Longer Term Thinking and Reading History

Like most things in life, I believe that decision making is much like a rocking horse, and that there exists a harmony of factors that go into making optimal, personalized decisions. The most relevant variable that I also think is highly under-explored by individuals is the time-orientation vector. In simpler english, I think the hardest, yet most underratedly valuable category (or input variable) for thinking about decision making is one’s expected time of return.

How long do you expect to see the benefits or consequences from a decision you make? 1 Year? 1 Hour? 1 Decade?

Everyone has a preference, depending on the situation, that is built around a variety of meta-layer inputs.

I, personally, try to balance two extrema: “what is the best decision I can make for myself to maximize my impact over the next week?” while at the same time thinking “where should I be exerting my energy to maximize my impact over the next century?”

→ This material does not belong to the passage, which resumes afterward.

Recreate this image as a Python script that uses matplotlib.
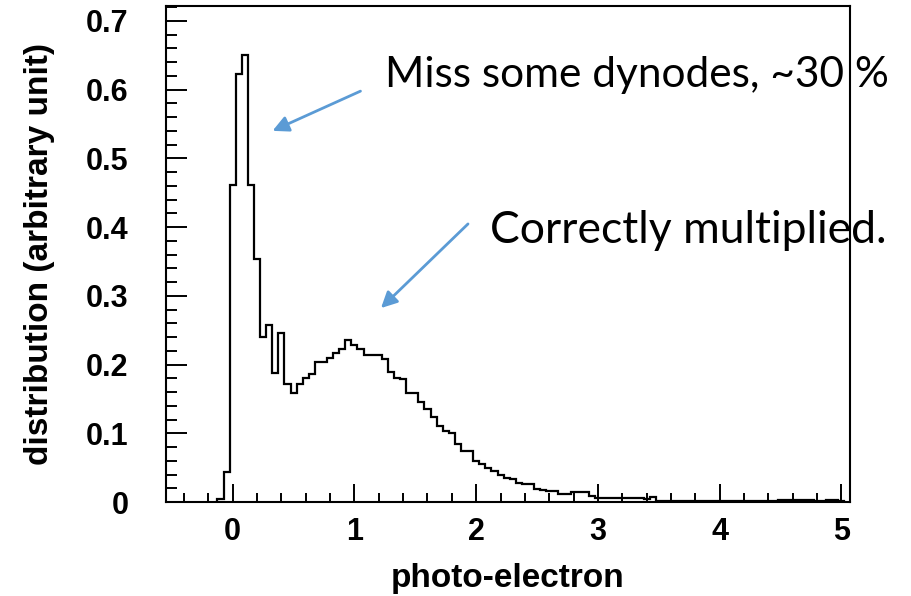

Long term thinking is an immensely powerful skill that requires understanding of nuanced factors as well as an irrational layer of ambition. Long term thinking does not purely imply you are a long term planner (as I actually believe meticulously making a 10 year plan rarely turns into anything). Rather, I believe long term thinkers are those that follow a compass that anchors their North and they recognize the journey ahead is long, will be hard, and requires patience.

The best things in life take time. Marathons. Sprinting marathons.

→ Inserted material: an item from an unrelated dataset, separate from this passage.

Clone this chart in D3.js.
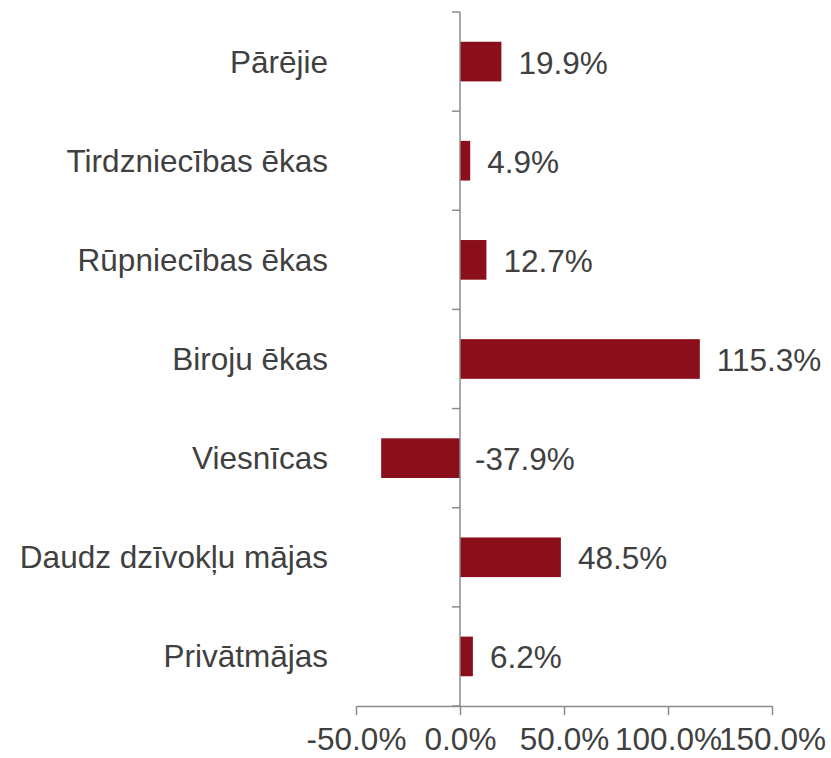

How do you increase your ability to think long term? My favorite way is to read books. Read old books. Specifically, read about the Chinese Empire. Read about Apollo 8. Read things that took a long time to accomplish. Realize that no remarkable endeavor, at any point in history, was easy to accomplish. The best things are hard and hard things require hard work and hard work is doable but takes time.

Balancing action and patience…that is a hard thing.